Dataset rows

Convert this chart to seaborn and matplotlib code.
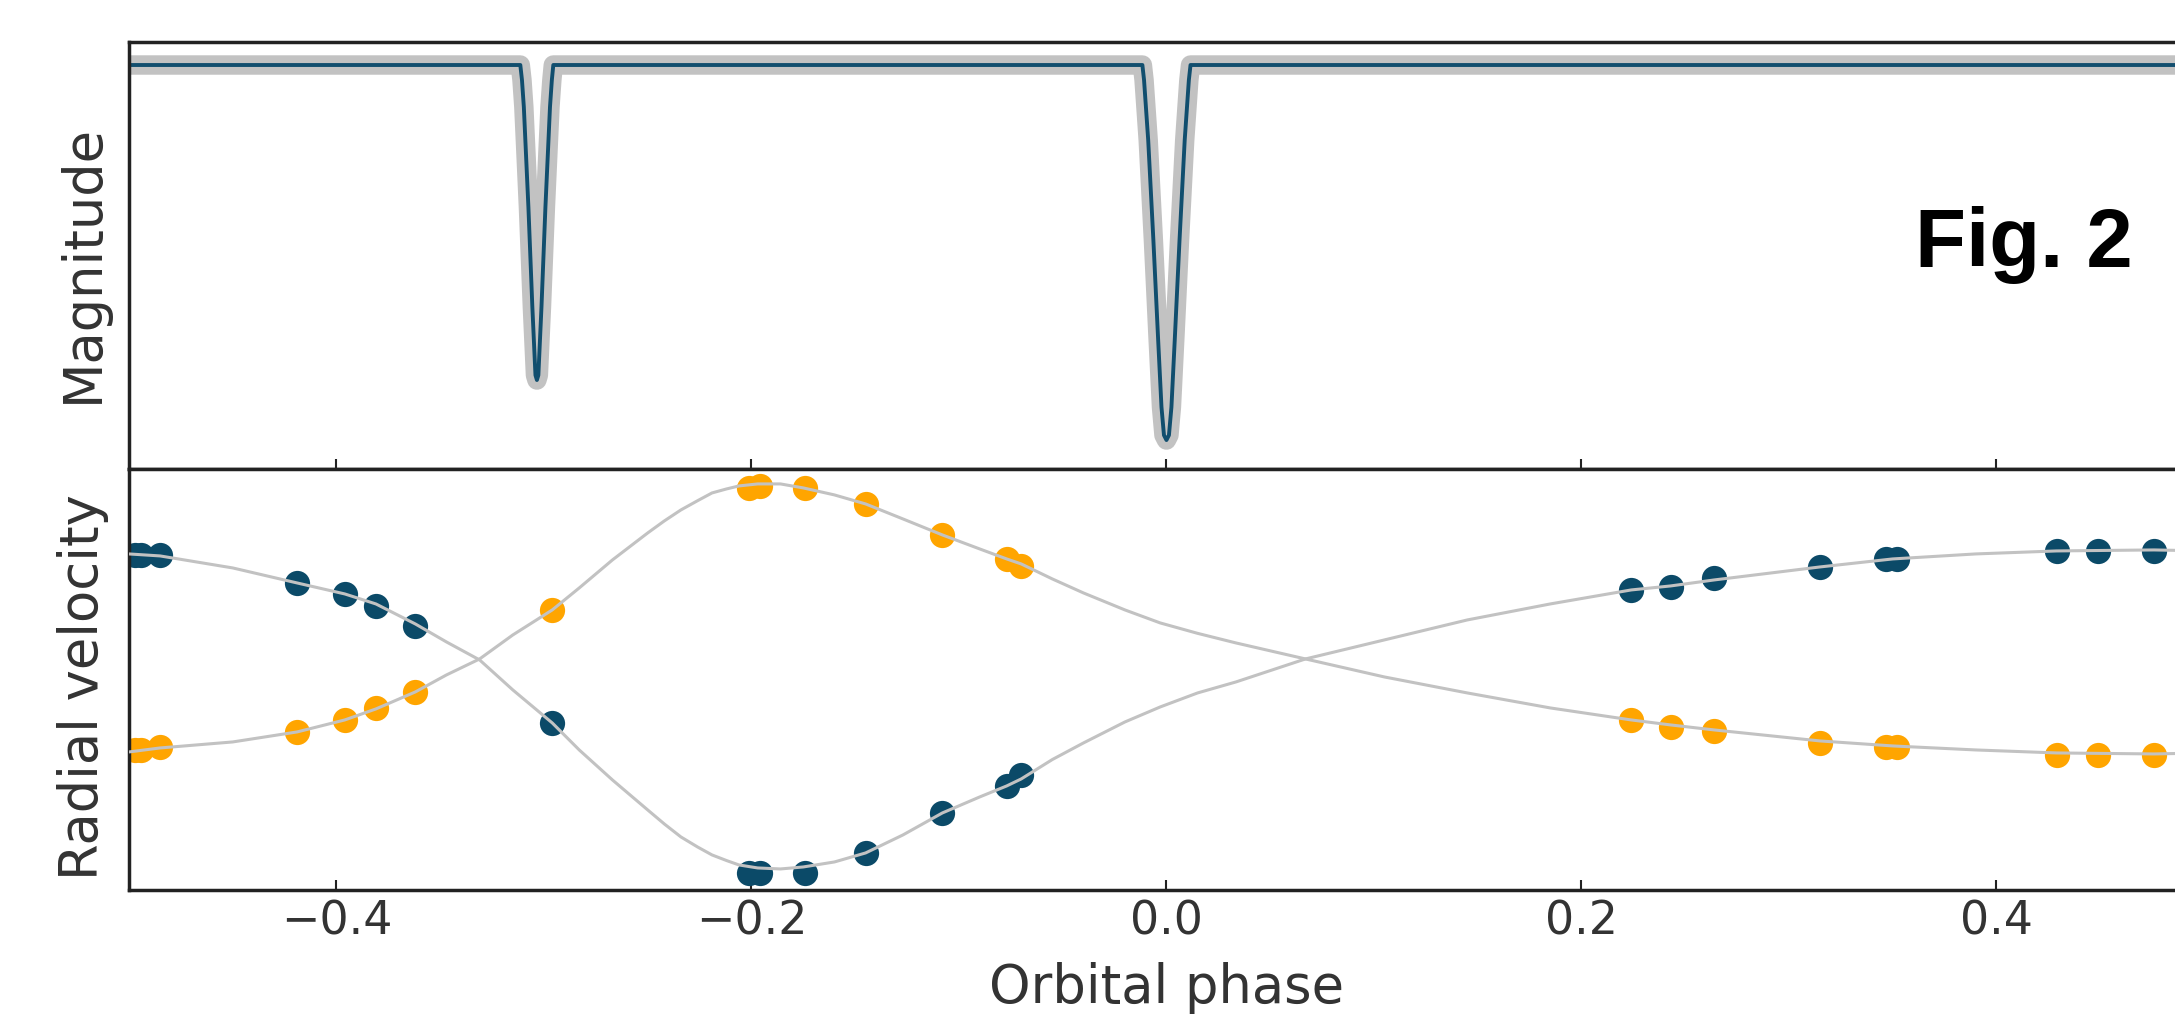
import numpy as np
import pandas as pd
import seaborn as sns
import matplotlib.pyplot as plt

sns.set_theme(style='white')
plt.rcParams['font.family'] = ['DejaVu Sans']

# light curve (phase, relative magnitude)
lc_phase = [-0.5, -0.3114, -0.3106, -0.3097, -0.3075, -0.3056, -0.3041, -0.3034,
            -0.3027, -0.3012, -0.2993, -0.2971, -0.2962, -0.2955,
            -0.0116, -0.0108, -0.0088, -0.0063, -0.0040, -0.0024, -0.0012, 0.0,
            0.0012, 0.0024, 0.0040, 0.0063, 0.0088, 0.0108, 0.0116, 0.5]
lc_mag = [0.0, 0.0, 0.04, 0.112, 0.379, 0.645, 0.827, 0.84,
          0.827, 0.645, 0.379, 0.112, 0.04, 0.0,
          0.0, 0.04, 0.2, 0.467, 0.733, 0.912, 0.987, 1.0,
          0.987, 0.912, 0.733, 0.467, 0.2, 0.04, 0.0, 0.0]

# radial velocity observations (same epochs for both stars)
rv_phase = [-0.497, -0.494, -0.485, -0.419, -0.396, -0.381, -0.362, -0.296,
            -0.201, -0.196, -0.174, -0.145, -0.108, -0.077, -0.070,
            0.224, 0.243, 0.264, 0.315, 0.347, 0.352, 0.429, 0.449, 0.476]
rv_primary = [62.5, 62.5, 62.5, 48.5, 43, 37, 27, -21.5,
              -96.5, -96.5, -96.5, -86.5, -66.5, -53, -47.5,
              45, 46.5, 51, 56.5, 60.5, 60.5, 64.5, 64.5, 64.5]
rv_secondary = [-35, -35, -33.5, -26, -20, -14, -6, 35,
                96, 97, 96, 88, 72.5, 60.5, 57,
                -20, -23.5, -25.5, -31.5, -33.5, -33.5, -37.5, -37.5, -37.5]

# model curves
model_phase = [-0.5, -0.485, -0.45, -0.419, -0.396, -0.381, -0.362, -0.347, -0.331,
               -0.315, -0.296, -0.283, -0.267, -0.25, -0.242, -0.234, -0.226, -0.219,
               -0.212, -0.206, -0.197, -0.186, -0.175, -0.16, -0.145, -0.127, -0.108,
               -0.09, -0.077, -0.07, -0.055, -0.04, -0.02, -0.003, 0.015, 0.0335,
               0.067, 0.105, 0.145, 0.185, 0.224, 0.243, 0.264, 0.315, 0.35, 0.39,
               0.429, 0.476, 0.5]
model_primary = [63, 62, 56, 48.5, 43, 38, 28, 19, 10,
                 -5, -21.5, -35, -50, -65, -72, -78.5, -83.5, -87.5,
                 -90.3, -92.5, -94, -94.5, -93.5, -91, -86.5, -77.5, -66.5,
                 -58.5, -53, -49.5, -39.8, -31.5, -21, -13.5, -6.5, -1,
                 10.5, 20, 30, 38, 45, 47, 50, 56.5, 60.5, 63,
                 64.5, 65, 64.5]
model_secondary = [-36, -34, -31, -26, -20, -14.5, -6, 2.5, 10.5,
                   22.5, 35, 46, 60, 73.5, 79.5, 85, 89.6, 93.5,
                   95.5, 97, 98, 98, 96, 92.5, 88, 80.5, 72.5,
                   65.5, 60.5, 58, 50.5, 43.5, 35, 28.5, 23.3, 18.5,
                   10.5, 1.5, -6.5, -14, -20, -22.5, -25, -30.5, -33, -35,
                   -36.5, -37, -36.5]

xticks = [-0.4, -0.2, 0.0, 0.2, 0.4]

blue = '#0b4a68'
orange = '#ffa500'
grey = '#c2c2c2'
text_col = '#333333'

lc = pd.DataFrame({'phase': lc_phase, 'mag': lc_mag})
rv = pd.DataFrame({'phase': rv_phase, 'v1': rv_primary, 'v2': rv_secondary})
model = pd.DataFrame({'phase': model_phase, 'v1': model_primary, 'v2': model_secondary})

fig = plt.figure(figsize=(21.75, 10.15), dpi=100)
ax_lc = fig.add_axes([0.0593, 0.5379, 0.954, 0.4207])
ax_rv = fig.add_axes([0.0593, 0.1232, 0.954, 0.4148])

# top panel: observations as a grey band, model on top
sns.lineplot(data=lc, x='phase', y='mag', ax=ax_lc, color=grey, lw=14,
             sort=False, estimator=None, solid_joinstyle='round')
sns.lineplot(data=lc, x='phase', y='mag', ax=ax_lc, color='#114e6e', lw=2.8,
             sort=False, estimator=None)
ax_lc.set_ylim(1.0773, -0.0613)
ax_lc.set_ylabel('Magnitude', fontsize=38, color=text_col)
ax_lc.yaxis.set_label_coords(-0.0095, 0.482)
ax_lc.set_xlabel('')

# bottom panel: radial velocities
sns.scatterplot(data=rv, x='phase', y='v1', ax=ax_rv, color=blue, s=330,
                linewidth=0, zorder=2)
sns.scatterplot(data=rv, x='phase', y='v2', ax=ax_rv, color=orange, s=330,
                linewidth=0, zorder=2)
sns.lineplot(data=model, x='phase', y='v1', ax=ax_rv, color=grey, lw=2.2,
             sort=False, estimator=None, zorder=3)
sns.lineplot(data=model, x='phase', y='v2', ax=ax_rv, color=grey, lw=2.2,
             sort=False, estimator=None, zorder=3)
ax_rv.set_ylim(-105, 105.5)
ax_rv.set_ylabel('Radial velocity', fontsize=38, color=text_col)
ax_rv.yaxis.set_label_coords(-0.0095, 0.482)
ax_rv.set_xlabel('Orbital phase', fontsize=38, color=text_col)
# keep the label inside the canvas (reference crops its descenders)
ax_rv.xaxis.set_label_coords(0.5, -0.172)

for ax in (ax_lc, ax_rv):
    ax.set_xlim(-0.5, 0.5)
    ax.set_xticks(xticks)
    ax.tick_params(axis='x', direction='in', length=7, width=1.5, bottom=True,
                   top=False, labelsize=33, pad=7, labelcolor=text_col,
                   color='#222222')
    ax.tick_params(axis='y', left=False, labelleft=False)
    for s in ax.spines.values():
        s.set_color('#222222')
        s.set_linewidth(2.5)

ax_lc.tick_params(axis='x', labelbottom=False)

fig.text(2133 / 2175, 1 - 267 / 1015, 'Fig. 2', ha='right', va='baseline',
         fontsize=60, fontweight='bold', family=['Liberation Sans', 'DejaVu Sans'],
         color='black')

fig.savefig('out.png', dpi=100)
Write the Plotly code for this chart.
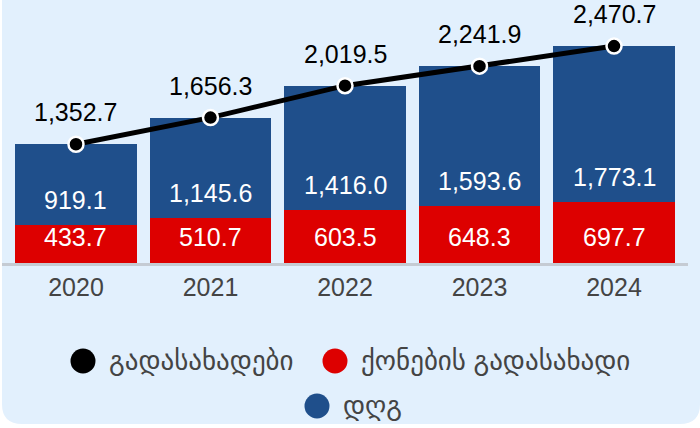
import plotly.graph_objects as go

years = ["2020", "2021", "2022", "2023", "2024"]
property_tax = [433.7, 510.7, 603.5, 648.3, 697.7]
vat = [919.1, 1145.6, 1416.0, 1593.6, 1773.1]
taxes_total = [1352.7, 1656.3, 2019.5, 2241.9, 2470.7]

name_total = "გადასახადები"
name_property = "ქონების გადასახადი"
name_vat = "დღგ"

blue = "#1f4f8b"
red = "#dd0000"
bg = "#e2f0fd"
font = "Liberation Sans, Arial, DejaVu Sans, sans-serif"

W, H = 700, 428
L, R, T, B = 2, 12, 10, 165
pw, ph = W - L - R, H - T - B


def px(x):
    return (x - L) / pw


def py(y):
    return (H - B - y) / ph


fig = go.Figure()
fig.add_trace(go.Bar(x=years, y=property_tax, marker=dict(color=red, line=dict(width=0)), name=name_property))
fig.add_trace(go.Bar(x=years, y=vat, marker=dict(color=blue, line=dict(width=0)), name=name_vat))
fig.add_trace(go.Scatter(x=years, y=taxes_total, mode="lines+markers", name=name_total,
                         line=dict(color="black", width=5),
                         marker=dict(size=15, color="black", line=dict(color="white", width=2.5))))

# value labels (category index on x)
for i in range(len(years)):
    fig.add_annotation(x=i, y=taxes_total[i], text=f"{taxes_total[i]:,.1f}", showarrow=False,
                       yshift=32, font=dict(size=25, color="black", family=font))
    fig.add_annotation(x=i, y=property_tax[i], text=f"{vat[i]:,.1f}", showarrow=False,
                       yshift=25, font=dict(size=25, color="white", family=font))
    fig.add_annotation(x=i, y=0, text=f"{property_tax[i]:,.1f}", showarrow=False,
                       yshift=26, font=dict(size=25, color="white", family=font))

# panel background with rounded bottom corners
x0, x1, y0, y1, r = 2, 700, 0, 424, 20
path = (f"M {px(x0)},{py(y0)} L {px(x1)},{py(y0)} L {px(x1)},{py(y1 - r)} "
        f"Q {px(x1)},{py(y1)} {px(x1 - r)},{py(y1)} L {px(x0 + r)},{py(y1)} "
        f"Q {px(x0)},{py(y1)} {px(x0)},{py(y1 - r)} Z")
fig.add_shape(type="path", path=path, xref="paper", yref="paper",
              fillcolor=bg, line=dict(width=0), layer="below")

# legend drawn by hand so that rows are centred
legend_items = [(name_total, "black", 83, 361), (name_property, red, 335, 361), (name_vat, blue, 317, 406)]
for label, color, cx, cy in legend_items:
    fig.add_shape(type="circle", xref="paper", yref="paper", xsizemode="pixel", ysizemode="pixel",
                  xanchor=px(cx), yanchor=py(cy), x0=-12.5, x1=12.5, y0=-12.5, y1=12.5,
                  fillcolor=color, line=dict(width=0))
    fig.add_annotation(x=px(cx + 24), y=py(cy), xref="paper", yref="paper", text=label,
                       showarrow=False, xanchor="left", yanchor="middle",
                       font=dict(size=27, color="#444444", family=font))

fig.update_layout(
    width=W, height=H,
    margin=dict(l=L, r=R, t=T, b=B),
    paper_bgcolor="white", plot_bgcolor="rgba(0,0,0,0)",
    barmode="stack", bargap=0.1,
    showlegend=False,
    font=dict(family=font),
)
fig.update_xaxes(type="category", range=[-0.55, 4.55], showline=True, linecolor="#c5cbd3", linewidth=3,
                 ticks="", tickfont=dict(size=25, color="#444444"), showgrid=False)
fig.update_yaxes(range=[0, ph / 0.0878], visible=False)

fig.write_html("out.html", config={"displayModeBar": False},
               post_script="document.body.style.margin='0';")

Task to complete:
Which lines above hold the word "chart"? Copy each of them.

Response:
Convert this chart to seaborn and matplotlib code.
Write the Plotly code for this chart.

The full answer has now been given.